Task description = The required output consists solely of the lines from the one containing "Emit a Python" down to the one containing "W, H = 1254, 545", both included, each quoted exactly.

Code that draws figures:
###
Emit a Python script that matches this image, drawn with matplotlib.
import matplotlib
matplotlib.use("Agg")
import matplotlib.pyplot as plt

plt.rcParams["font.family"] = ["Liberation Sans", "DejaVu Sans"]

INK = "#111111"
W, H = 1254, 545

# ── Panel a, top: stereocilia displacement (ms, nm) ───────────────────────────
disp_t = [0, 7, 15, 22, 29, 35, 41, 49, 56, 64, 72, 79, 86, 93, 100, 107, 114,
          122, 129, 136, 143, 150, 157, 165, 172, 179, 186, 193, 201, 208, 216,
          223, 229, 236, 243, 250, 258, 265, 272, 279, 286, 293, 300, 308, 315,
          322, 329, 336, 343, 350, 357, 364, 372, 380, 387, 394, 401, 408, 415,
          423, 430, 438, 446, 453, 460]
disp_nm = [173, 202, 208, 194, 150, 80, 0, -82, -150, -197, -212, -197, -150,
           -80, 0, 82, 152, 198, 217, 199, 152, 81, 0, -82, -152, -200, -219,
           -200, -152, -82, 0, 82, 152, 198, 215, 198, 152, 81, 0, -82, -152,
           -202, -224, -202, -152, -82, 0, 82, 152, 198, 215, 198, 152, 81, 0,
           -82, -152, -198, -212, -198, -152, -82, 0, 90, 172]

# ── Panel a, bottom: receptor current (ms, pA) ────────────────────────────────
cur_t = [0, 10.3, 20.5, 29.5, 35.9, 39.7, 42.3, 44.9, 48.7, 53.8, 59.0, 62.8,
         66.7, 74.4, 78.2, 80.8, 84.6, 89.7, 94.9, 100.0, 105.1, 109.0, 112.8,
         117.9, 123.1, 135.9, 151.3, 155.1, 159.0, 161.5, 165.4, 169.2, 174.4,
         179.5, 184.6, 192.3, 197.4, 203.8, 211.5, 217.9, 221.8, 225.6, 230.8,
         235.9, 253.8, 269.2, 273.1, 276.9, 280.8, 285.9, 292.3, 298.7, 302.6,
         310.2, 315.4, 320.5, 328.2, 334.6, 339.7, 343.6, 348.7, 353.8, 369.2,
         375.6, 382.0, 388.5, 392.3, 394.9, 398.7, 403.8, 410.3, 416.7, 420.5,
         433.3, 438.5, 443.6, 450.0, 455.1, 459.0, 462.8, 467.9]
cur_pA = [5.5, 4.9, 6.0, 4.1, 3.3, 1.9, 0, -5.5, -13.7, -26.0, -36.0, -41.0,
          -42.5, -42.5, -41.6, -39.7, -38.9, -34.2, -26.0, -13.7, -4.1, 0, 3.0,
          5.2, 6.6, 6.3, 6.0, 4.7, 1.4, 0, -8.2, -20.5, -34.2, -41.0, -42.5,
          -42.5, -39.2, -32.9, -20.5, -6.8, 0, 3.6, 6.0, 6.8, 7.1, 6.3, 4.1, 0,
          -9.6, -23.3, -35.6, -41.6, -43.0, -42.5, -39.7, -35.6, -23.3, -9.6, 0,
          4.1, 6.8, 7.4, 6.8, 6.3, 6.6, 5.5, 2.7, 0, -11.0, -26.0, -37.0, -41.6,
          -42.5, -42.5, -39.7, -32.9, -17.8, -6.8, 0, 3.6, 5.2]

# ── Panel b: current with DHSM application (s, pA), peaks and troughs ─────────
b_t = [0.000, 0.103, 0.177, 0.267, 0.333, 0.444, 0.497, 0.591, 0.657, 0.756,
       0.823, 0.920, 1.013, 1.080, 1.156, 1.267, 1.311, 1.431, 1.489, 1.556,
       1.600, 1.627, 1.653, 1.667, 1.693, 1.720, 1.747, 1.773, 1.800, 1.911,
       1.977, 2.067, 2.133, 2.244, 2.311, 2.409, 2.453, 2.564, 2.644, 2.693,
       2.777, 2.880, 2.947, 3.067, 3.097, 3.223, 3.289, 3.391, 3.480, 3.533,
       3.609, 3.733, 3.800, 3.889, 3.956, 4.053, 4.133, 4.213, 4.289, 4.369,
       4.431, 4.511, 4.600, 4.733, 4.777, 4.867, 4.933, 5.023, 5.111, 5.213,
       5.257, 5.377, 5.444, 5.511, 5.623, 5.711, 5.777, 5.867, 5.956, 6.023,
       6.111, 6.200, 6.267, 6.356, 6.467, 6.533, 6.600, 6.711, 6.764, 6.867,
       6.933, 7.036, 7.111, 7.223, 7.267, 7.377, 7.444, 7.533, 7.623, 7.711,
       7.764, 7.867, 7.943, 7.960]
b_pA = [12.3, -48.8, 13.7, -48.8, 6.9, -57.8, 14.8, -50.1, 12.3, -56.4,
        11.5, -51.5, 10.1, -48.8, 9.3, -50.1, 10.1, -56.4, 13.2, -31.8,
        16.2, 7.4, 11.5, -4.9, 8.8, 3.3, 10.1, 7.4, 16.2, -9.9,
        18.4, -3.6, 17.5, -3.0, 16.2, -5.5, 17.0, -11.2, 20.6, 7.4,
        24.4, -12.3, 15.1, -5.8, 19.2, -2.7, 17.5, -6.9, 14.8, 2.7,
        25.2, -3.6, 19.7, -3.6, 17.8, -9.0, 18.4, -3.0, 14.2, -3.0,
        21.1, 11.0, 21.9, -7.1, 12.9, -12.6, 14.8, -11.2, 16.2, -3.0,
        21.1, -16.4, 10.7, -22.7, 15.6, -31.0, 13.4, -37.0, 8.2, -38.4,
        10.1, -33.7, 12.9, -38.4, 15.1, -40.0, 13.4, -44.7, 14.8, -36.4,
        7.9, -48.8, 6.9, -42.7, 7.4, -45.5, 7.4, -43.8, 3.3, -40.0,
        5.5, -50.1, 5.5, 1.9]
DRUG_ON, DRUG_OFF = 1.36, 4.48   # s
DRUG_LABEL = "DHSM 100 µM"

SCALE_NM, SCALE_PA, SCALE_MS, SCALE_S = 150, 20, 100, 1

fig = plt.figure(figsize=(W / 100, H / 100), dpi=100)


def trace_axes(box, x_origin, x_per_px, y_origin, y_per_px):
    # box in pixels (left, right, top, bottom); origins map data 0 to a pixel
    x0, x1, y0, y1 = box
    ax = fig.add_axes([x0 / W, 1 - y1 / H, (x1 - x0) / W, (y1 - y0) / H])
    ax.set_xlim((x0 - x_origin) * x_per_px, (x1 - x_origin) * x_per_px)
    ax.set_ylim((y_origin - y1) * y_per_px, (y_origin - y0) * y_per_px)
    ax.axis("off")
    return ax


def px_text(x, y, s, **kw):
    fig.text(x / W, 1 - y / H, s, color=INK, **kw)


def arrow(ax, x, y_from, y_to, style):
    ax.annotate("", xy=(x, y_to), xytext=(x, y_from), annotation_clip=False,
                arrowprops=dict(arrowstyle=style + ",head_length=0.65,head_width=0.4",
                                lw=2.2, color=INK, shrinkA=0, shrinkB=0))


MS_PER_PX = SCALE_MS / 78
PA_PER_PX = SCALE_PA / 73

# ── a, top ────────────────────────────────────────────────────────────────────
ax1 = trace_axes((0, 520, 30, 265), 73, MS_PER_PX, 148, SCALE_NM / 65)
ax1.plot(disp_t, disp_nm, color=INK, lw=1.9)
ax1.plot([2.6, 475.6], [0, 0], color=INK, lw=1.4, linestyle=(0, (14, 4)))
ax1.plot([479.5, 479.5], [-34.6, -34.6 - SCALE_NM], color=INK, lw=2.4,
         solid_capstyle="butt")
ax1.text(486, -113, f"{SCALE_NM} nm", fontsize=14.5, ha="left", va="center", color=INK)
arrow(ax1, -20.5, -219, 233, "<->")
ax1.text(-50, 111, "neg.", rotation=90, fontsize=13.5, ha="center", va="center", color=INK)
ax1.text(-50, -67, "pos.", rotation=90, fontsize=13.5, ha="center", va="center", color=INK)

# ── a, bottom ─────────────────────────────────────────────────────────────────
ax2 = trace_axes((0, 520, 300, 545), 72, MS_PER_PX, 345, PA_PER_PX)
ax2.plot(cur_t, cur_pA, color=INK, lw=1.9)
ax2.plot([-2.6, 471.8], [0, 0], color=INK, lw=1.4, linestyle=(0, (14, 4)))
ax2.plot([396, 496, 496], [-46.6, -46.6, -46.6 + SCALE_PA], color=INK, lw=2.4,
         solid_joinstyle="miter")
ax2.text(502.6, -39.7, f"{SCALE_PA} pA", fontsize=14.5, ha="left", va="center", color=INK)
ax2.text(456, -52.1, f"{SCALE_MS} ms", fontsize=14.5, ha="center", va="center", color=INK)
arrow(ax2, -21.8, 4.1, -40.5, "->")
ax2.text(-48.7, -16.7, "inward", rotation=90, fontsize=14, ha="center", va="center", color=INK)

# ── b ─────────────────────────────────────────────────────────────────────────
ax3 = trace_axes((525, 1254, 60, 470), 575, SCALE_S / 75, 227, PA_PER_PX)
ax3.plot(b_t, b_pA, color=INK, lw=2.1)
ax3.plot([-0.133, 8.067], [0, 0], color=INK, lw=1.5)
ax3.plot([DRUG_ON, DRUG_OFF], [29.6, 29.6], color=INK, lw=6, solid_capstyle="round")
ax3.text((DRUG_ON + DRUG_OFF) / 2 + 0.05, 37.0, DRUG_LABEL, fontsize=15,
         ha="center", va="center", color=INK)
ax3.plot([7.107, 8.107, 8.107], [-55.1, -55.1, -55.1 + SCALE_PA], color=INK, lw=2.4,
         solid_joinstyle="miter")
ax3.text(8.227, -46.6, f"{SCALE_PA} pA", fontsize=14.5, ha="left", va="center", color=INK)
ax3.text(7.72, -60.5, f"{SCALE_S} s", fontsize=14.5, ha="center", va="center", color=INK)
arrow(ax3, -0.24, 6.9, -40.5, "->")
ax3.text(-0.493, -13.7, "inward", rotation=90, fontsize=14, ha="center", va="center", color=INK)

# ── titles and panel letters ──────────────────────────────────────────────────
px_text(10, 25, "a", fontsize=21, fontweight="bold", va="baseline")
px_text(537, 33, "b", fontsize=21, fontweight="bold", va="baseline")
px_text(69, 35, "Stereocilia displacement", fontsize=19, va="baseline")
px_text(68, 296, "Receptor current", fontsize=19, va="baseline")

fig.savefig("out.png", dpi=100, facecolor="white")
###
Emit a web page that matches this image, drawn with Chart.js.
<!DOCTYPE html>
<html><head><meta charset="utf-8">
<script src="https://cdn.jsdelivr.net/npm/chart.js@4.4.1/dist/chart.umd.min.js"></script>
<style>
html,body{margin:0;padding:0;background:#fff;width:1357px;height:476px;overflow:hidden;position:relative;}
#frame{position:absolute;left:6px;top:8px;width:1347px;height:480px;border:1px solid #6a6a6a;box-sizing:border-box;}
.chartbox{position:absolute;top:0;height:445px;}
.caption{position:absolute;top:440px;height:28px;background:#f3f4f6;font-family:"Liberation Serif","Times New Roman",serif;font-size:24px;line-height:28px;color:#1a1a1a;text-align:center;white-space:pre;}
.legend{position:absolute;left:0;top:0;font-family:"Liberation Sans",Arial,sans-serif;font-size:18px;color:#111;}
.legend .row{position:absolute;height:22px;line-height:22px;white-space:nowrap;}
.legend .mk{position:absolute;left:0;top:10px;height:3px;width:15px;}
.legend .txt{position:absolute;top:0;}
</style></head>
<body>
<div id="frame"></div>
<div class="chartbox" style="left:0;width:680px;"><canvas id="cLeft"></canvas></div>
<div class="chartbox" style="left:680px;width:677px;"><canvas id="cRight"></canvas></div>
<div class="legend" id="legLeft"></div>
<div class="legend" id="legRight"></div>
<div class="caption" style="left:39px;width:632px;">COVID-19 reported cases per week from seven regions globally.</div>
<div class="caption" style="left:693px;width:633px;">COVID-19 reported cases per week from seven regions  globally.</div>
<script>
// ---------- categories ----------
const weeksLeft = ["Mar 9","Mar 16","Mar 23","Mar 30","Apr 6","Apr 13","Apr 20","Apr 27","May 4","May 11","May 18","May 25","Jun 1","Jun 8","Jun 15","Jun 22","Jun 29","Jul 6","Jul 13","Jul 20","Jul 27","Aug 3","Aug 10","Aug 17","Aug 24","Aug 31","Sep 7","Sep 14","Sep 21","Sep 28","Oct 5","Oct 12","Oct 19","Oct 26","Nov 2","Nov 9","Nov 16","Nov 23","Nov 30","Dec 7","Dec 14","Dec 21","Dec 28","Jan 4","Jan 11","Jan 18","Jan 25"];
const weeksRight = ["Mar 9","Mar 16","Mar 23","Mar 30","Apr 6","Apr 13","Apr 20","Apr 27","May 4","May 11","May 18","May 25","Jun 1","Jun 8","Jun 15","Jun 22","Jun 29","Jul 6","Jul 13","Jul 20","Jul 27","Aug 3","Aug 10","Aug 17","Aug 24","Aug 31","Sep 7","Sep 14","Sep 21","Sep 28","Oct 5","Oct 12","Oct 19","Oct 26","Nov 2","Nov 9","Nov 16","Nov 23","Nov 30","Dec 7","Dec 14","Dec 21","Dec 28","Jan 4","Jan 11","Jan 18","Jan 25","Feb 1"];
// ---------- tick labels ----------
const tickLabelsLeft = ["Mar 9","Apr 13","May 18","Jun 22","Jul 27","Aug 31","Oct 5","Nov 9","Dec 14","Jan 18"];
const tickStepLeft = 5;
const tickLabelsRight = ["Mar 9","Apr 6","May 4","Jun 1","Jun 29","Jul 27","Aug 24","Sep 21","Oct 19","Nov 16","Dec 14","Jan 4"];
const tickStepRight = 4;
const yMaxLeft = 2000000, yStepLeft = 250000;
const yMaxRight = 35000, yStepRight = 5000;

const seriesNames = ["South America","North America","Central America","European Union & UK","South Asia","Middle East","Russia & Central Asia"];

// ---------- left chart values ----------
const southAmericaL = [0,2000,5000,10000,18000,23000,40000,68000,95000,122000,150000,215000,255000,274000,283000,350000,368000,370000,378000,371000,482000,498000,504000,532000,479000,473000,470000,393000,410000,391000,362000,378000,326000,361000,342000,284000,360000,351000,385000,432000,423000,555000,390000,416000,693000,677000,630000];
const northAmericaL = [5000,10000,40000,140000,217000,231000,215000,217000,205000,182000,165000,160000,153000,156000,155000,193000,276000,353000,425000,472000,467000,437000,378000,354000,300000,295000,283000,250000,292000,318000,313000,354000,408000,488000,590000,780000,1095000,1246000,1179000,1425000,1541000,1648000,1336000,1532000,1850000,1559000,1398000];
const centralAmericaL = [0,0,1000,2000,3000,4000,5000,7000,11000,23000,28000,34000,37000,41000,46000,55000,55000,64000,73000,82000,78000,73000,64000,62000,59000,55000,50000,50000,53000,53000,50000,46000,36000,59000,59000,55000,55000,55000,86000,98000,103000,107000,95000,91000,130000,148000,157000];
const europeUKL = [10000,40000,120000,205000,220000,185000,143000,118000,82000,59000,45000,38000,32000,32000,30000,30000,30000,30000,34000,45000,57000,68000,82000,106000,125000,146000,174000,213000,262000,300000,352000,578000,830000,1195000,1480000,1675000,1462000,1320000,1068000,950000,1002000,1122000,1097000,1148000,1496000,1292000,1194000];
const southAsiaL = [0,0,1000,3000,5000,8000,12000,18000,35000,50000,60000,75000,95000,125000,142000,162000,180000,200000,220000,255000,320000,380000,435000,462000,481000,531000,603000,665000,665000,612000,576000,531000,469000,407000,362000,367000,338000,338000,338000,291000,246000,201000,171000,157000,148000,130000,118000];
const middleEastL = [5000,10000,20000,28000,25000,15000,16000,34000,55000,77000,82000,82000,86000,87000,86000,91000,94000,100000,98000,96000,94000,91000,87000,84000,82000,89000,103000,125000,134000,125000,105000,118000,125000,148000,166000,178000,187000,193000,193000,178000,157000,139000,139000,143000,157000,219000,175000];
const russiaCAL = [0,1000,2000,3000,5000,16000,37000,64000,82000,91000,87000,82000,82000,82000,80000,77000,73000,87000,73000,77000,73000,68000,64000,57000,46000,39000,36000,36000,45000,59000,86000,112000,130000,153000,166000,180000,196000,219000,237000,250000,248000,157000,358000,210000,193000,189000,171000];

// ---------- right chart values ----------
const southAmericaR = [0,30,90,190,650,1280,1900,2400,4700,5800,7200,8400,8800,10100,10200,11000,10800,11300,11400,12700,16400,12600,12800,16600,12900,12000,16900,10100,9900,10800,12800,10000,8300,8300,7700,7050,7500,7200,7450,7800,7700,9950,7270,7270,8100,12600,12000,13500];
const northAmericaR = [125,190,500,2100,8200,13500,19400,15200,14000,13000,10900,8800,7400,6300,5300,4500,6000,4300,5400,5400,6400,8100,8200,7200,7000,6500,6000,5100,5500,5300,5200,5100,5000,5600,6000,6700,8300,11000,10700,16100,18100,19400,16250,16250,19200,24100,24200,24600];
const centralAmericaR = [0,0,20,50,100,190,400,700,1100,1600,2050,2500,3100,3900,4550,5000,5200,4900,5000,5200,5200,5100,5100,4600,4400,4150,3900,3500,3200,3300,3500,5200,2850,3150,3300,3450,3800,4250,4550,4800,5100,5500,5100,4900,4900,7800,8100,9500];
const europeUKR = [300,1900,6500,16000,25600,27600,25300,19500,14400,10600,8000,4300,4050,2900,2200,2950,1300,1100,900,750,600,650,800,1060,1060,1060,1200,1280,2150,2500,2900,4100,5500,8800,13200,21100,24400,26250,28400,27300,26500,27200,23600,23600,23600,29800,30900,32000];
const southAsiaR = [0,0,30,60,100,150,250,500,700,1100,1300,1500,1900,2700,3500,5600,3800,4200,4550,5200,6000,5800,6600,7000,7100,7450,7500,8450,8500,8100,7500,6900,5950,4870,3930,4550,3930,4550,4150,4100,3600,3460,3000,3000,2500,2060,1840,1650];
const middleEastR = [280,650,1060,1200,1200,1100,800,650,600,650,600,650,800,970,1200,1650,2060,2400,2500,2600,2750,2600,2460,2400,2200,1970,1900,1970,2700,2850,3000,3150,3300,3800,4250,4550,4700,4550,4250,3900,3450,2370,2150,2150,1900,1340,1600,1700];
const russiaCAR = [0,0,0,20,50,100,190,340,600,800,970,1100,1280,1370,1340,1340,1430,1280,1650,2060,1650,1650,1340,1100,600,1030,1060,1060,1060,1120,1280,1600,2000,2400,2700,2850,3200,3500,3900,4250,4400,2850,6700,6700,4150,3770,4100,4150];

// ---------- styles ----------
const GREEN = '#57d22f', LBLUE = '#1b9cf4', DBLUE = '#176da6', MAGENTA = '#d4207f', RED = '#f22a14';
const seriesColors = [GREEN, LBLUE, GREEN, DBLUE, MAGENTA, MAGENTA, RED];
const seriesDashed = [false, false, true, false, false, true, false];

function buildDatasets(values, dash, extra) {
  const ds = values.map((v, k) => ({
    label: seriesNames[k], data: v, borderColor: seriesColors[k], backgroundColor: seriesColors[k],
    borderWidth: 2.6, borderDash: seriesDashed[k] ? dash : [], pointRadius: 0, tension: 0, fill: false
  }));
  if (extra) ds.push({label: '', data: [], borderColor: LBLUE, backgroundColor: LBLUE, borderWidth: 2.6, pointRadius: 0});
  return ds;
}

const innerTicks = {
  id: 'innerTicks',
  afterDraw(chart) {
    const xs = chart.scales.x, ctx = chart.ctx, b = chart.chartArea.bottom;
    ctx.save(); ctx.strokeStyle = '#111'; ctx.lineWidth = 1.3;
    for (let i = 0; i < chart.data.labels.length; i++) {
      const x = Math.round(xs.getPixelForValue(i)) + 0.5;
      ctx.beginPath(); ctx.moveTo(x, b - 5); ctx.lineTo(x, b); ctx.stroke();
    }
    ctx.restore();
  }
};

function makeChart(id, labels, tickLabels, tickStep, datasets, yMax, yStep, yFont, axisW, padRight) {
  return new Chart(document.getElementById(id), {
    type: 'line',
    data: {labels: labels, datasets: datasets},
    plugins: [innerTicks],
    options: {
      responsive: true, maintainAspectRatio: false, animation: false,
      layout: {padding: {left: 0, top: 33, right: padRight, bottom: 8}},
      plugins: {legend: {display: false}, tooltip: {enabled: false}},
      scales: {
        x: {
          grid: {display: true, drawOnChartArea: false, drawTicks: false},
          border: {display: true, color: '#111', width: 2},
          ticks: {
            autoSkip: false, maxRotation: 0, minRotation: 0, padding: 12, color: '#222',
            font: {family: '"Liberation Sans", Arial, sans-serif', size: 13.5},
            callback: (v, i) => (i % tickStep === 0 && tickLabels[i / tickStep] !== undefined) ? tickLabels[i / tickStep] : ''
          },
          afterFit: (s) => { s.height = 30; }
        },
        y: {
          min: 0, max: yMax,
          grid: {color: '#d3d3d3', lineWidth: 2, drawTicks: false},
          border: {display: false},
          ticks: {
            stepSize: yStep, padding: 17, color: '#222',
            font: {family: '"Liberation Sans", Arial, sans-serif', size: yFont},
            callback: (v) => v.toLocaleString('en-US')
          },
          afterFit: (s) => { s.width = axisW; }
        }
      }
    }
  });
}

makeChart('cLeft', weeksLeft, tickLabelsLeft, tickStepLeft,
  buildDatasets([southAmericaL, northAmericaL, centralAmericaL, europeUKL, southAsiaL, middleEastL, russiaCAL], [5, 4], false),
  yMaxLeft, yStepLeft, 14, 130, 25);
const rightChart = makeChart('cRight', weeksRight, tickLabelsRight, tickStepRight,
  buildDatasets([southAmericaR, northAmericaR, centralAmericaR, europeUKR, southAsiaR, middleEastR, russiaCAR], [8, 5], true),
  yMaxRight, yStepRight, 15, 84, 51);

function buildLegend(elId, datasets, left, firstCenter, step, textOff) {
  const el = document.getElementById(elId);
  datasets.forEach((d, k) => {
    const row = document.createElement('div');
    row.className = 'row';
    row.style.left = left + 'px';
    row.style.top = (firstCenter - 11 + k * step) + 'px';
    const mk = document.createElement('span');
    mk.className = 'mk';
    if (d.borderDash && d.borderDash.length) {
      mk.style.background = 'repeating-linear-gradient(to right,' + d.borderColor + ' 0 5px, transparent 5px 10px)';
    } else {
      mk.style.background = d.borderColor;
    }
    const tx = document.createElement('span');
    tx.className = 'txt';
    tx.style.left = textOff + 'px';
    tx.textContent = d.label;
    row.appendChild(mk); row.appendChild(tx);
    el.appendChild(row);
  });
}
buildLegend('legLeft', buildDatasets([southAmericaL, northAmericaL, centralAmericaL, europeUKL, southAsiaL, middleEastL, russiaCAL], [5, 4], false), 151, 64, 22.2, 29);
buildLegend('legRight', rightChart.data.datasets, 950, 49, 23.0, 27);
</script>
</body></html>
###
The solution =
Emit a Python script that matches this image, drawn with matplotlib.
import matplotlib
matplotlib.use("Agg")
import matplotlib.pyplot as plt

plt.rcParams["font.family"] = ["Liberation Sans", "DejaVu Sans"]

INK = "#111111"
W, H = 1254, 545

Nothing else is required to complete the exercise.